From the moment we stepped on the El Nido bound plane in Cebu, I knew El Nido was going to be a pretty special place. Check out this video made by Toast City Productions to see why:
There are many ways to get to El Nido. One way is to take a flight to Puerto Princesa and then get a bus for 6 hours to El Nido. This actually sounds more daunting than it is. Another way is to fly from Manila or Cebu. At 4,500PHP for the flight ticket, this way may be slightly more expensive, but it cuts out a lot of travel time and is an experience in itself.
Knowing our time in the Philippines was limited, we chose to fly and we’re so glad we did!
The only airline that flies to/from El Nido is Air Swift, and flight days and times are limited. From Cebu the flight should only take an hour and 45 minutes. However, as the plane only seats about 50 passengers (it felt tiny!) if everyone is ready to board on time (or early) there is a good chance the plane can depart early, like ours did.
I actually couldn’t recommend flying with Air Swift enough. We got a nice little meal set while we were waiting to board the plane at the gate in Cebu airport, and everything from start to finish with them seemed to run very smoothly. All I would say is that because the plane is considerably smaller than a “normal” plane, any turbulence felt seems to be quite exaggerated!
Now, flying into El Nido is an experience in itself for many reasons. The first being you have a spectacular view of all the surrounding islands on the way in. The second is El Nido airport. I’ve never seen an airport like it. We were the only plane there, and we were greeted with people singing to us. The arrivals “lounge” had drinks and snacks waiting for us. Really, I’ve never seen anything like it.
After collecting our bag from the baggage reclaim table, we hopped in a tuk tuk to take us to our accommodation, Dorimtels.ph. Dorimtels.ph is located about a ten minute tuk tuk ride from the town proper.
What to in El Nido
Now, as we found out, this can depend on the weather. We travelled in August which appeared to be peak rainy season! Despite not doing everything available, we didn’t feel like we missed out and the weather added to our experience!
The night of our arrival we stayed pretty close to our accommodation. We found a delicious pizza joint and attempted to eat a large one… each. Clearly our eyes were bigger than our belly!
Keen to do some exploring, we rented a scooter the next day and made our way to Nacpan Beach. The ride to the beach was nice and pretty chilled, however, due to the intermittent rain some of the roads were very slippery. If you’re not a confident bike rider I highly recommend hopping on the back of someone’s who is (like I did!). Also, if the roads (if you can even call them that) are slippery, if could be worth getting a slightly bigger bike as our scooter wasn’t a massive fan of the puddles (especially the one we fell in!).
Nacpan Beach, was beautiful and, despite the rain, the sea was so warm. We had a bite to eat at a little snack stop on the beach secretly hoping the rain would stop. Actually, it did… for a bit. If you walk along the beach there is a view point where you can see the beach from above, which is highly worth walking up to. While we were up there, it started pouring again. We took shelter behind a boat before giving in and deciding to ride back to our accommodation.

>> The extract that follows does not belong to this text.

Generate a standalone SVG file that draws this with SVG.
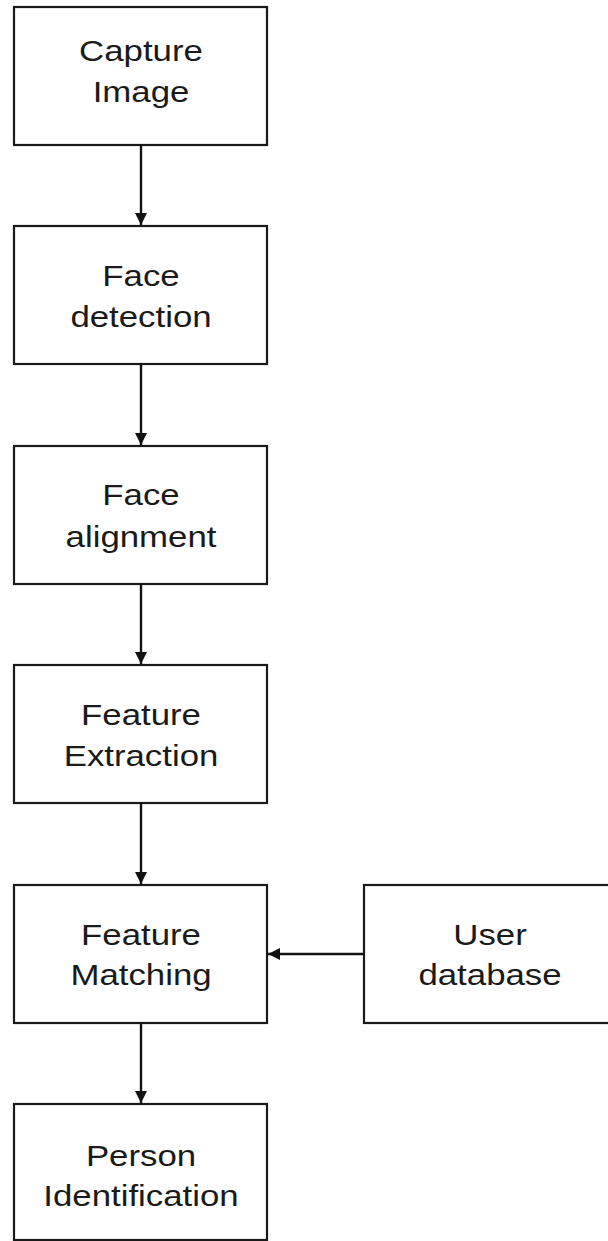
<svg xmlns="http://www.w3.org/2000/svg" width="608" height="1241" viewBox="0 0 608 1241">
  <style>
    .box { fill: #ffffff; stroke: #1a1a1a; stroke-width: 2.2; }
    .lbl { font-family: "Liberation Sans", Arial, sans-serif; font-size: 29px; fill: #1a1a1a; text-anchor: middle; }
    .wire { stroke: #111111; stroke-width: 2.4; fill: none; }
  </style>
  <defs>
    <marker id="head" viewBox="0 0 10 10" refX="10" refY="5" markerWidth="5" markerHeight="5" orient="auto" markerUnits="strokeWidth">
      <path d="M0,0 L10,5 L0,10 z" fill="#111111"/>
    </marker>
  </defs>
  <rect width="608" height="1241" fill="#ffffff"/>

  <g id="capture-image">
    <rect class="box" x="14" y="7" width="253" height="138"/>
    <text class="lbl" transform="translate(141,61) scale(1.2,1)">Capture</text>
    <text class="lbl" transform="translate(141,102) scale(1.2,1)">Image</text>
  </g>

  <g id="face-detection">
    <rect class="box" x="14" y="226" width="253" height="138"/>
    <text class="lbl" transform="translate(141,286) scale(1.2,1)">Face</text>
    <text class="lbl" transform="translate(141,327) scale(1.2,1)">detection</text>
  </g>

  <g id="face-alignment">
    <rect class="box" x="14" y="446" width="253" height="138"/>
    <text class="lbl" transform="translate(141,505) scale(1.2,1)">Face</text>
    <text class="lbl" transform="translate(141,547) scale(1.2,1)">alignment</text>
  </g>

  <g id="feature-extraction">
    <rect class="box" x="14" y="665" width="253" height="138"/>
    <text class="lbl" transform="translate(141,725) scale(1.2,1)">Feature</text>
    <text class="lbl" transform="translate(141,766) scale(1.2,1)">Extraction</text>
  </g>

  <g id="feature-matching">
    <rect class="box" x="14" y="885" width="253" height="138"/>
    <text class="lbl" transform="translate(141,945) scale(1.2,1)">Feature</text>
    <text class="lbl" transform="translate(141,985) scale(1.2,1)">Matching</text>
  </g>

  <g id="user-database">
    <rect class="box" x="364" y="885" width="260" height="138"/>
    <text class="lbl" transform="translate(490,945) scale(1.2,1)">User</text>
    <text class="lbl" transform="translate(490,985) scale(1.2,1)">database</text>
  </g>

  <g id="person-identification">
    <rect class="box" x="14" y="1104" width="253" height="136"/>
    <text class="lbl" transform="translate(141,1166) scale(1.2,1)">Person</text>
    <text class="lbl" transform="translate(141,1206) scale(1.2,1)">Identification</text>
  </g>

  <g id="connectors">
    <line class="wire" x1="141" y1="145" x2="141" y2="225" marker-end="url(#head)"/>
    <line class="wire" x1="141" y1="364" x2="141" y2="445" marker-end="url(#head)"/>
    <line class="wire" x1="141" y1="584" x2="141" y2="664" marker-end="url(#head)"/>
    <line class="wire" x1="141" y1="803" x2="141" y2="884" marker-end="url(#head)"/>
    <line class="wire" x1="141" y1="1023" x2="141" y2="1103" marker-end="url(#head)"/>
    <line class="wire" x1="364" y1="954" x2="268" y2="954" marker-end="url(#head)"/>
  </g>
</svg>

As we were riding back, the weather started to die down. Not wanting to be defeated we decided to venture a little further up the road rather than head straight back to our accommodation. Such a good decision! The roads were so quiet and we got to see so much of the island. We even came across beaches with nobody else on. Nacpan beach was beautiful and all, but it wasn’t particularly quiet – especially for an exceptionally wet day!
We stumbled across one beach called, Bulang Beach. It was beautiful and we were the only two people on it. The sea was warm, super calm and pretty shallow. Harry walked so far out! But there are beaches all along the coast.
After a day of riding around, we rode home in the rain (heavy, heavy rain) and trying desperately to make it back before the sun went down completely. We succeeded but it was all Harry’s doing. I just sat on the back trying to shield my face from the rain (it was surprisingly sharp!).
*Tip – During rainy season especially, the beaches on East Coast were significantly calmer than the ones on the West Coast due to the wind. *
Spend Time on the East Coast
As mentioned above, the beaches along the East coast were significantly calmer than the ones on the West when we travelled in August. Not only that, they were also significantly quieter. If you’re looking to escape the crowds then heading east is the way to do so. And not just for a couple of hours, I highly recommend spending a couple of nights there… minimum! We only headed into El Nido town proper a couple of times, but it gave me a similar type of vibe that I got from Koh Phi Phi in Thailand (read about that here), just on a much smaller scale.
We spent three incredible nights at Tapik Beach Park Guest House which you can read about in an upcoming post.
Island Hopping Tours
Of course, El Nido is famous for it’s surrounding islands and you could easily spend a week doing a variety of island hopping tours. Unfortunately, we didn’t get doing any of the main island hopping tours (offered from departure from El Nido town proper) partly due to the weather and partly due to the timing of our trip. However, we did do an island hopping tour departing from Tapik Beach Park.